On 11/19/10 10:25, Vladimir Makarov wrote:
On 11/19/2010 10:53 AM, Jeff Law wrote:
On 11/18/10 14:27, Vladimir Makarov wrote:


I like this idea and also thought long ago to try it too. Because of better inheritance I think it should show some code size improvement and probably some performance improvement too besides better debugging.
There's a definite code size improvement.


I am afraid only that it will take some compilation time too (which will be probably compensated partially by less final insns processing) and IMHO that is not because of insn traversing but mostly because of usage of DF-infrastructure.
I'm also more concerned about the DF scanning than the BB scan when we need a reload register. Obviously for something with huge blocks (say our friend fpppp) scanning the insns in the BB could get expensive and we could clamp the number of insns scanned on a PARAM value.

Anyway, I quickly inserted some counters to measure some data and ran a bootstrap (without java).

The first thing I note only 56% of the source files we compile even end up calling allocate_reload_reg. I did not track total number of function's compiled. 56% is low enough that lazily initializing the DF data is probably worth it since DF scans the entire insn stream. If we could lazily initialize DF within a block only, then that'd probably save even more.

Within the files that called allocate_reload_reg, we had 207003 calls to allocate_reload_reg and we scanned 2071962 insns in the loop, or 10 insns per call. That seemed rather high to me as I was expecting a scan rate of 5-7 insns per call.
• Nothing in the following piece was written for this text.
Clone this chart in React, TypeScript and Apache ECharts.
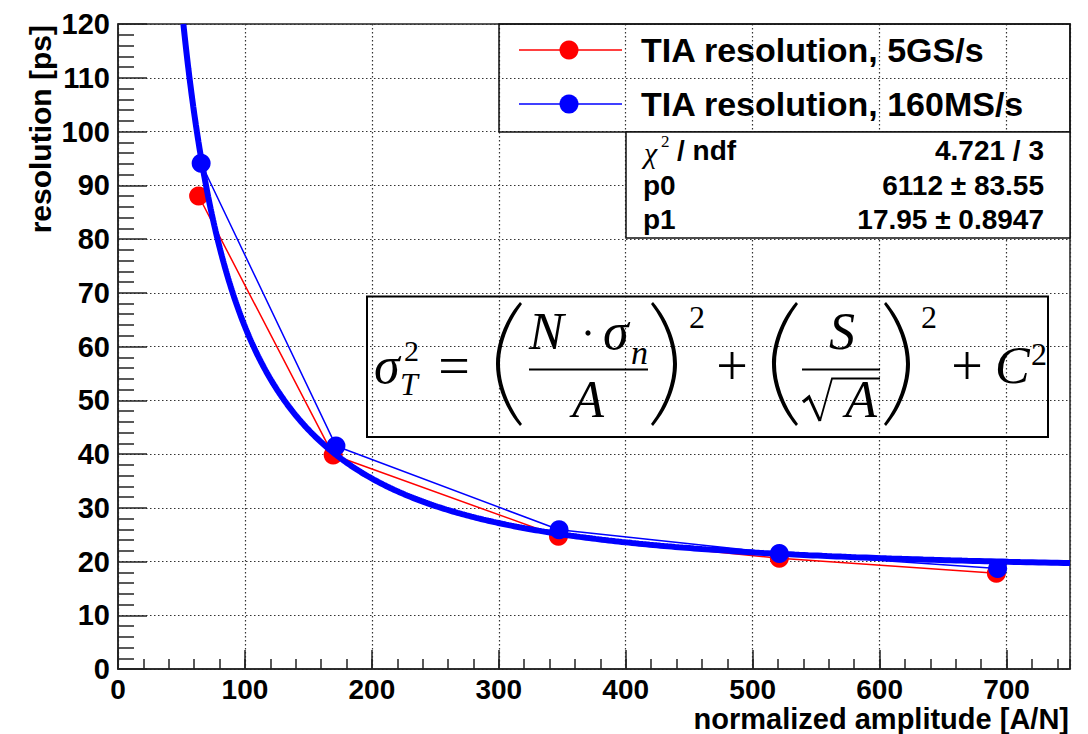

Two related obvious improvements came to mind. If there is only one spill reg, then scanning is totally unnecessary and if there is only one spill reg left to find during a scan, we can stop the scan, in both cases the remaining reg is the most desirable reg and scanning insns is totally unnecessary. These two improvements get us down to 7.5 insns scanned per call to allocate_reload_reg. Still more than I would have expected.

libgcc's bid_round results in 918 calls and 60627 insns scanned (* 3 since libgcc is built 3 times during a bootstrap), which represents more than 10% of the total insns scanned. If we factored out bid_round's effects we'd be looking at 6.5 insns scanned per call which seems about right.


Interesting.



Some time ago I analyzed how many memory is used by DF during an IRA snapshot. It was about 25% vs 7% allocated by IRA for its IR (% of all heap memory). Touching this huge footprint will worse code locality and result in slow code.


Reload does not use DF and even automatic insn rescanning is switched off. I believe that if reload were rewritten to use DF, it could result in much slower code. This is just some my speculations which really hard to confirm or reject.
Note that we still have DF structures lying around because ira doesn't call df_finish prior to calling reload. So the memory increase should be minimal (basically just the increase due to insns inserted by caller-saves and the like).

That is not about memory increase. It is about DF data expelling rtl data from caches.
I wonder if I could convince the DF machinery to do an incremental update to add the caller-save insns and deal with the change from pseudo->hard regs external from DF. That might mitigate this issue.



I've just did some measurements of compilation time on your patch on all_cp2k_gfortran.f90 (> 400K lines of fortran)


without patch                                     219.20user
with only df calls in reload (see patch below)    221.39user
with all your patch                               221.17user

So 1% of degradation is only because the patch touches DF-data (not scanning insns in finding reload reg as someone can think). Better inheritance might improve compilation time because less insns are generated (although it is hard to say the difference on two last lines is too small).
I'd consider a 1% degradation way too much for this patch to be acceptable.

I think for -O0, we could just fall back to the round-robin and avoid the scan.